The lower Court, it is submitted, wrongly relied on the decisions in Lanto v. Wowo (1999) 7 NWLR (Pt. 610) 227 at 230 and Ukachukwu v. P.D.P. (supra) in insisting that the Appellant has failed to prove his case. It is prayed that the issue be resolved against the Respondents.

Responding to the foregoing, learned senior counsel to the 1st Respondent submits that the trial Court by its decision in favour of the Appellant clearly violates the established principle on burden of proof under Sections 131-136 of the Evidence Act 2011. Not surprisingly, the lower Court at page 2799 of the record, submits learned senior counsel, has rightly dwelt on the devastating effect the misplacement of the burden of proof has on the judgment of the trial Court. This Court, it is further submitted, has unequivocally maintained that whether the pleadings are positive or negative, the initial burden is on the plaintiff who asserts a claim and entitlement to declaratory reliefs. The misplacement of the burden, it is contended, is untenable in law. Learned senior counsel finds support inter-alia in Arase v. Arase (1981) 5 SC 33 at 51-52, Imana v. Robinson (1979) 3-4 SC 1, C.P.C. v. I.N.E.C. (2011) 18 NWLR (Pt. 1279) 493 and Adighije v. Nwaogu (2010) 12 NWLR (Pt. 1209) 419 at 463 and submits that on this alone this appeal must fail.

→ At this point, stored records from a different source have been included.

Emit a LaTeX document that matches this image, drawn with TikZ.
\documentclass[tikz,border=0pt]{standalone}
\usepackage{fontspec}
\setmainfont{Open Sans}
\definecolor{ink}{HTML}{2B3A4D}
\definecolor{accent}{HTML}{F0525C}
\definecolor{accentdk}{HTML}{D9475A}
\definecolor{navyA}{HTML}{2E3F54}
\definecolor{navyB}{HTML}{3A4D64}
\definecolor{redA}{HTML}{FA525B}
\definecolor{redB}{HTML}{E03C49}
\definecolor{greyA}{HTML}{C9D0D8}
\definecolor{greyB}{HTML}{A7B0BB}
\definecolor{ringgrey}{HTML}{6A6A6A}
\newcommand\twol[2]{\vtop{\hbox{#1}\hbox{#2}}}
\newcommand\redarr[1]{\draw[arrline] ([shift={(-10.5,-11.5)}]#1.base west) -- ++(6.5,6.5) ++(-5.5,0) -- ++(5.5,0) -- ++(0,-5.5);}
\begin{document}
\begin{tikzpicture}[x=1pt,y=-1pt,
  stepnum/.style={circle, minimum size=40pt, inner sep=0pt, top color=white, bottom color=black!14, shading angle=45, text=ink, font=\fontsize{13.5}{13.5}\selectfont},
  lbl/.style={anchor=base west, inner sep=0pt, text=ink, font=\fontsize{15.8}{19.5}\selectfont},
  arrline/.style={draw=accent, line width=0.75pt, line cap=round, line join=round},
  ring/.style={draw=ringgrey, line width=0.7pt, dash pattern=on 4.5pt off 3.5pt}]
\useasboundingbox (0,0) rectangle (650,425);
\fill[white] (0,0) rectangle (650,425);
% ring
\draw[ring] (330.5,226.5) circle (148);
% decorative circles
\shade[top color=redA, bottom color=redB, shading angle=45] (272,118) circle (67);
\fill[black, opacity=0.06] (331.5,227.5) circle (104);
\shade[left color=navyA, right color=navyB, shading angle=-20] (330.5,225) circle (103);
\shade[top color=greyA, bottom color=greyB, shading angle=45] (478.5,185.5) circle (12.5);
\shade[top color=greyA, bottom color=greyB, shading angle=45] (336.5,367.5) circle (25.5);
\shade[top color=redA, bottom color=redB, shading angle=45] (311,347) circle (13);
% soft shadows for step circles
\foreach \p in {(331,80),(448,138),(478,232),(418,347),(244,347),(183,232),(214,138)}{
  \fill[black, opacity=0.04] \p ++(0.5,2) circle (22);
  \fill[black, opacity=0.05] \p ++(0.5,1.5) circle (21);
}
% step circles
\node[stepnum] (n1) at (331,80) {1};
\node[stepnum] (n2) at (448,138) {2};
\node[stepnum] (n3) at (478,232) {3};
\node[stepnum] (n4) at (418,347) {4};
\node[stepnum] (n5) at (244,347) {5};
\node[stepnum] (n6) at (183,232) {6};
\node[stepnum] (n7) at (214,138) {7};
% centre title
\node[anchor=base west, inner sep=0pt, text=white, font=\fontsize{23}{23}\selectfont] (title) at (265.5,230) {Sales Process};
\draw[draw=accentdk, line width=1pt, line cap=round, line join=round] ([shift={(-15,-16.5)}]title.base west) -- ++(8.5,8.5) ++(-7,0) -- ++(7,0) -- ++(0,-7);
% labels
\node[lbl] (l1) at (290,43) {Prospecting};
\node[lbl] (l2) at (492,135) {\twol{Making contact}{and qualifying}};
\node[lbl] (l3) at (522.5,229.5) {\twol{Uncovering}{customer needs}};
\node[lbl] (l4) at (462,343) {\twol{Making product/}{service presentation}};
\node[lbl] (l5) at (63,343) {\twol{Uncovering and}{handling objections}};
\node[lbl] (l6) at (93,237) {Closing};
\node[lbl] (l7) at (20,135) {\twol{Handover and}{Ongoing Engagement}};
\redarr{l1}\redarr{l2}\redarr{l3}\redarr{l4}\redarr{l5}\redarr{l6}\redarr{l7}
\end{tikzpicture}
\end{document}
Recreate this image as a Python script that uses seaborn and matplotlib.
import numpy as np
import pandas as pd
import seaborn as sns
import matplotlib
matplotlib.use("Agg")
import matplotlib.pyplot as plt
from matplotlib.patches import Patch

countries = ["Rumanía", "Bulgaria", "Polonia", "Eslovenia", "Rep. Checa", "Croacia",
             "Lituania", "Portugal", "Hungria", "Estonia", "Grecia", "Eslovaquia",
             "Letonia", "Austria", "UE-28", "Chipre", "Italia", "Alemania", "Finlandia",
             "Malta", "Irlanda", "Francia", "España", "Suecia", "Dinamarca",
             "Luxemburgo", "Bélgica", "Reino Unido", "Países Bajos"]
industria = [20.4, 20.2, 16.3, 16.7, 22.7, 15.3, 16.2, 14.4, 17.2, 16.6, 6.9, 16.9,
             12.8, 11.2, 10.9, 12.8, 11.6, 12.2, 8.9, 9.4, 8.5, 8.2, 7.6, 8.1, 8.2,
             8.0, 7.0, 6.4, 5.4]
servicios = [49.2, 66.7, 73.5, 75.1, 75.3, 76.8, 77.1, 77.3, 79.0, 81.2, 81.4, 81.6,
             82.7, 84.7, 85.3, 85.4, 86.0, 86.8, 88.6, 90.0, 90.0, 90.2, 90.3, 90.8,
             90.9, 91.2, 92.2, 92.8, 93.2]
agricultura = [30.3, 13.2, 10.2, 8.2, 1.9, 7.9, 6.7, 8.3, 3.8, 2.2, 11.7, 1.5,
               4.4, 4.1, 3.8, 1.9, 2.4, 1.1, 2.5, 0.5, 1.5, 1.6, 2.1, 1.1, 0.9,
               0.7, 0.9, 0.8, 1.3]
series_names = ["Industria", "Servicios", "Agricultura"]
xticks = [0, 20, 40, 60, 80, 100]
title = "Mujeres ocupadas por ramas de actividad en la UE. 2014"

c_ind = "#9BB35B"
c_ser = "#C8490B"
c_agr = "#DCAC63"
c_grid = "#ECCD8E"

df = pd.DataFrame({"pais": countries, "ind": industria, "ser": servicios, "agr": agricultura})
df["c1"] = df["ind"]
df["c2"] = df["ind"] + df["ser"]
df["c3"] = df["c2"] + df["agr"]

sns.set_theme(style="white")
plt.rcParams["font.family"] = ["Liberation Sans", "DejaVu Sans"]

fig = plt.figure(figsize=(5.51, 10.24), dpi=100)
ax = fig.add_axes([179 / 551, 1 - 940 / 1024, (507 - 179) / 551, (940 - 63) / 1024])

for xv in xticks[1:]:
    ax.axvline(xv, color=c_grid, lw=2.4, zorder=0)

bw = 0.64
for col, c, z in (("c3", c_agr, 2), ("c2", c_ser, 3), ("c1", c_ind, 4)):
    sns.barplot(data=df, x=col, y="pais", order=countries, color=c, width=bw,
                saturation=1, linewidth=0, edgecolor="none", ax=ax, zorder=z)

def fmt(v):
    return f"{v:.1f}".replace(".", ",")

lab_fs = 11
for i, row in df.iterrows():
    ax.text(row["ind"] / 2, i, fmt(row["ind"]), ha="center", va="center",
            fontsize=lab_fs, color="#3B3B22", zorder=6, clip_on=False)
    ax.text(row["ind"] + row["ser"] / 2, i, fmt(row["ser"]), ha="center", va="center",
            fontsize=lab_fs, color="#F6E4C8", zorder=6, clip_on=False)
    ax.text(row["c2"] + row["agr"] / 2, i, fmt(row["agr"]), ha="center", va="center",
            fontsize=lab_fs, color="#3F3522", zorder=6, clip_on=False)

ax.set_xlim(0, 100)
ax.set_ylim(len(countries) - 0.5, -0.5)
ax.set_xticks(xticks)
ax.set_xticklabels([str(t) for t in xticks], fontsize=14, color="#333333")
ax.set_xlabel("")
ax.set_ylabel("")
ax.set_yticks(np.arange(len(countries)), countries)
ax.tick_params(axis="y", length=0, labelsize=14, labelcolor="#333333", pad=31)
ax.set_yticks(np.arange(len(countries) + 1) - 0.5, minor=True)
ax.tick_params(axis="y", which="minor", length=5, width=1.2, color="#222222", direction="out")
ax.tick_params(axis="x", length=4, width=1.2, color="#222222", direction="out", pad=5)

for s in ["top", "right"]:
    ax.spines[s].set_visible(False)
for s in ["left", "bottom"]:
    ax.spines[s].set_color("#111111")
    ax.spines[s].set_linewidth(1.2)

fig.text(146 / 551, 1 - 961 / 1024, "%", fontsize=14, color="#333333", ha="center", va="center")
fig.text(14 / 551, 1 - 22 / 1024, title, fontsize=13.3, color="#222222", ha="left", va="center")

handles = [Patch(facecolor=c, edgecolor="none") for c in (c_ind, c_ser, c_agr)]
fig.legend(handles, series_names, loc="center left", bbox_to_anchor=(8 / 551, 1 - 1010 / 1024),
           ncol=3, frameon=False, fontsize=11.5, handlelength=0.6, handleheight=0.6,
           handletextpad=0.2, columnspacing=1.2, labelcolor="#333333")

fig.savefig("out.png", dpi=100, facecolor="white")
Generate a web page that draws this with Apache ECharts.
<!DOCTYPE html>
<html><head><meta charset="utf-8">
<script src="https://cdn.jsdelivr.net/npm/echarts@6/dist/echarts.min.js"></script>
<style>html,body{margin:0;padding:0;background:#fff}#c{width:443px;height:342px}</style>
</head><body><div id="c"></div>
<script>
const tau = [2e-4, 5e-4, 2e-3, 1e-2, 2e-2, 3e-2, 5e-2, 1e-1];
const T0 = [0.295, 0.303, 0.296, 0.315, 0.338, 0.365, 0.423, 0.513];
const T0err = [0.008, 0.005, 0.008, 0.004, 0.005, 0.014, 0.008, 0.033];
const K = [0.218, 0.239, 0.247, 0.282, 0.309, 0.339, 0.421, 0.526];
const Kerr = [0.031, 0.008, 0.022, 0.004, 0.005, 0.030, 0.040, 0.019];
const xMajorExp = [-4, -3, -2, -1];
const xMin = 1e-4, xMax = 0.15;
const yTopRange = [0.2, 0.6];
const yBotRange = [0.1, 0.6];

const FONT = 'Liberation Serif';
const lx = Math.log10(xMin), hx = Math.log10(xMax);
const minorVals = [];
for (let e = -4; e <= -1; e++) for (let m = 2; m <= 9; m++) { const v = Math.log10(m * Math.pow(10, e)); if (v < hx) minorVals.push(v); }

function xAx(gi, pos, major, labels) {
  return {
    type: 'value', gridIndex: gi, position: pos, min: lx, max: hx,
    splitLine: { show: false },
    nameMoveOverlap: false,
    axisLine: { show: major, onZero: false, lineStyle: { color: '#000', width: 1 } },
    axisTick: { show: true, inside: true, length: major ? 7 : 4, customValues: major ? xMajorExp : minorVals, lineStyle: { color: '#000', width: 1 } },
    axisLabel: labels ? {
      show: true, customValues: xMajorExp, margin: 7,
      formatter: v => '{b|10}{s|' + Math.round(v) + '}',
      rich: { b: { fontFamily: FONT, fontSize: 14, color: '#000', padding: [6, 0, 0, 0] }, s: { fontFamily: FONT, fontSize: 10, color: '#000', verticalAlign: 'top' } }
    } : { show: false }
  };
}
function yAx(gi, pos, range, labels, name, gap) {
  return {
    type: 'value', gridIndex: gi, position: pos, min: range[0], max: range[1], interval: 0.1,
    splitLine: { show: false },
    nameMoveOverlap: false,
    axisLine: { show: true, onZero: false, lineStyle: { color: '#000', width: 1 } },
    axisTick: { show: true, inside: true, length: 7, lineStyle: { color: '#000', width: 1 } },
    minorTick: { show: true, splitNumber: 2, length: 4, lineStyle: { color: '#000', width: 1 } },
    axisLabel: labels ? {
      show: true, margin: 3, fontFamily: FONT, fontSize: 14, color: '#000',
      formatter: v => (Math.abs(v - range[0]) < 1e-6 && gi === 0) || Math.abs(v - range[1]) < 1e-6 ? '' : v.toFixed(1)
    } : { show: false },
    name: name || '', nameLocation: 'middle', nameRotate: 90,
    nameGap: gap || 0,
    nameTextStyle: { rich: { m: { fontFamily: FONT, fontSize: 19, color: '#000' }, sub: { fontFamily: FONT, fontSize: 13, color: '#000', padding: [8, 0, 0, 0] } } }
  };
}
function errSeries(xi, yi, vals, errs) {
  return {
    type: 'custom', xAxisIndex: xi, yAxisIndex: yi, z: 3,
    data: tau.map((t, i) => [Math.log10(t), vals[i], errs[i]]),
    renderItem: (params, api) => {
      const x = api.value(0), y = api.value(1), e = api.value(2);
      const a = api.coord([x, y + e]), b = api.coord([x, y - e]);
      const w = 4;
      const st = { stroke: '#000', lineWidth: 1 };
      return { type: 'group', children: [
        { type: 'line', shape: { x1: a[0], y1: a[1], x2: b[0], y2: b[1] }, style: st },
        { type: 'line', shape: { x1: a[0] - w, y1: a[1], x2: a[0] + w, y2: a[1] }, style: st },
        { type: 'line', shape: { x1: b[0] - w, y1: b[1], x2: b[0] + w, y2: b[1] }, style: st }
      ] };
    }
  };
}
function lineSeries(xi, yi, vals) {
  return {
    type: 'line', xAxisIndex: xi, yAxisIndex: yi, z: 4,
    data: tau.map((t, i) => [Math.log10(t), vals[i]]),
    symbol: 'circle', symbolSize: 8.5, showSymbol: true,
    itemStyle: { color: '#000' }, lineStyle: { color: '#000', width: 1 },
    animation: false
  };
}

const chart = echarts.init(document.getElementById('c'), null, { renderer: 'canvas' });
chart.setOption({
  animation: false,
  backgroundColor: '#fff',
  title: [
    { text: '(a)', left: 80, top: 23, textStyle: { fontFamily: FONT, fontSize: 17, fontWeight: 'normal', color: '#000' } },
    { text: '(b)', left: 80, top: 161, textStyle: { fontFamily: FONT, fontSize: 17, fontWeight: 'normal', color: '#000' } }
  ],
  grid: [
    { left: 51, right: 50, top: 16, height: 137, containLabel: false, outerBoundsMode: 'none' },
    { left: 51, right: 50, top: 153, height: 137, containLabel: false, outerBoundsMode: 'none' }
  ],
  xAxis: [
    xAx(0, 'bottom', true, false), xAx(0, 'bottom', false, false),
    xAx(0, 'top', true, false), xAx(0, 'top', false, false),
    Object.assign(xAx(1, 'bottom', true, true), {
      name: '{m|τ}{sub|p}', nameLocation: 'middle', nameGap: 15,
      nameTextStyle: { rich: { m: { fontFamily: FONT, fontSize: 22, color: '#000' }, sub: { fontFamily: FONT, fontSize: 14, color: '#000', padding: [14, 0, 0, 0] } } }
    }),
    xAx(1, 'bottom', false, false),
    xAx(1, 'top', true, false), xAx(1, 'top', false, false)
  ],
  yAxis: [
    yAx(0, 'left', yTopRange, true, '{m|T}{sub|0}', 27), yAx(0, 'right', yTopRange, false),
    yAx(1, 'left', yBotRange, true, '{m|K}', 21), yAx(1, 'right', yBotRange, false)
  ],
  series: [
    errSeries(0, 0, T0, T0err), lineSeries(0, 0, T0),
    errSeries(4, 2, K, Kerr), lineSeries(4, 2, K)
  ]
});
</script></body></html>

Further arguing the issue, learned senior counsel for the 1st Respondent submits that Appellant’s claim is founded on the falsehood inherent in the declaration of the 1st Respondent in his Form CF001. It does not matter, it is contended, that Appellant’s claim is pursuant to Section 31 of the Electoral Act and/or Article 14 of the P.D.P. Appellant only succeeds, it is further argued, if he meets the prerequisites of proof of such allegations. The lower Court’s insistent that these prerequisites be met by the Appellant, as repeatedly specified by this Court in many of its decisions, beyond reproach. Learned senior counsel relies on Lanto v. Wowo (supra) Ikuomala v. Ige (1992) 4 NWLR (Pt. 236) 517 as well as Ukachukwu v. P.D.P. (supra) wherein the Supreme Court approved the former two decisions.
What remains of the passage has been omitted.